Can Usage of the Internet be used for a Charge of Wire Fraud?

Because the Internet is principally a new form of media transmission there are still many gray areas open to interpretation by the courts.

A 2012 decision of a case (US v Kieffer) decided in the Tenth Circuit, which covers the districts of Colorado, Utah Kansas, Wyoming, New Mexico, as well as Eastern, Western and Northern Oklahoma became a critical declaration in the legal question probing the use of the Internet as a means of transmitting deceitful data which meets the defined criteria and establishes an interstate wire for the purpose of a fraud.

In previous cases the findings did not conclude an overwhelming association. This topic has progressed over the past few years as demonstrated in the case of the United States v. Phillips, 376 F. Supp. 2d 6 (D. Mass. 2005), also referenced on page 25, US v Acevedo Vila, et al. In these cases, the court did not accept the argument of the government that “in order to satisfy the elements of the wire fraud offense, it was not necessary to present evidence that the pertinent wire communications themselves actually crossed state lines, as long as the communications (whether interstate or intrastate) traveled via an ‘instrument of an integrated system of interstate commerce,’ such as the interstate phone system.”

In a more recent decision, in United States v. Schaefer, 501 F.3d 1197 (10th Cir. 2007) , the Tenth Circuit held that a single individual’s use of the internet, “standing alone” was inadequate substantiation that the article “traveled across state lines in interstate commerce and requires proof of an intentional scheme to defraud and the use of interstate wire communications to further that scheme.” The Court laid out three reasons why the Act did not significantly have an impact regarding interstate commerce and reasoned why the counts of wire fraud were flawed and were requisite to be terminated.

In regard to the Kieffer case, several other prior cases referenced the Court’s decisions on Phillips and Schaefer.
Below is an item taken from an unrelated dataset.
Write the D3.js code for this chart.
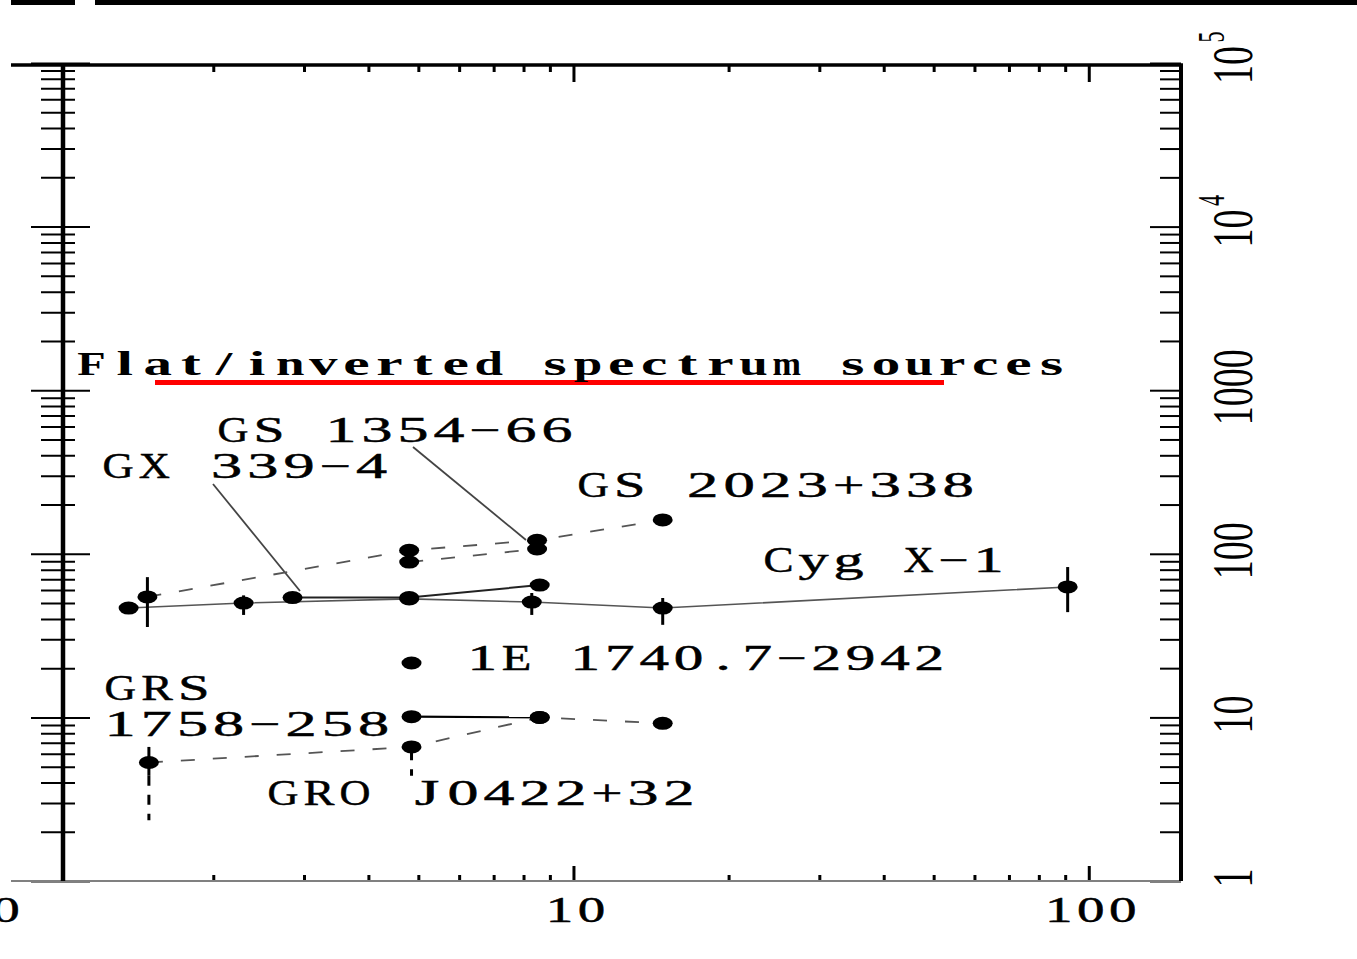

Based on the earlier decisions and the apparent direction of previous cases, it was somewhat unanticipated that the Tenth Circuit reversed its previous judgments. In this latest case looking for a clarification of wire fraud’s significance by way of the Internet, the court allude to the fact that in advance of the website reaching Network Solutions, the local host server, the files comprising it were uploaded by Kieffer to the Company based in Virginia. By way of the Website being viewed in Colorado and Tennessee it is deemed to be transmitted to the end users. Taking those facts into consideration, the court came to the conclusion that the existence of all end users living in different states, accessing the site hosted in another state, in this case Virginia, combined with the “very character of the internet” endorsed the jury’s interpretation of all data included within the Website being transmitted across state line boundaries and rendering a positive result for the Website to be considered an instrument of the fraud.

With this decision, an accusation that a Website was used to carry out a fraud will most like now bring an escalation for federal wire fraud prosecutions in fundamentally any case brought forward. The terminology stated by the Court “the very character of the internet,” would show that it is implausible that a perpetrator of such a fraud would reside in the identical state as the host of the web site disseminating the fraudulent or misleading information as well as any of those affected by it.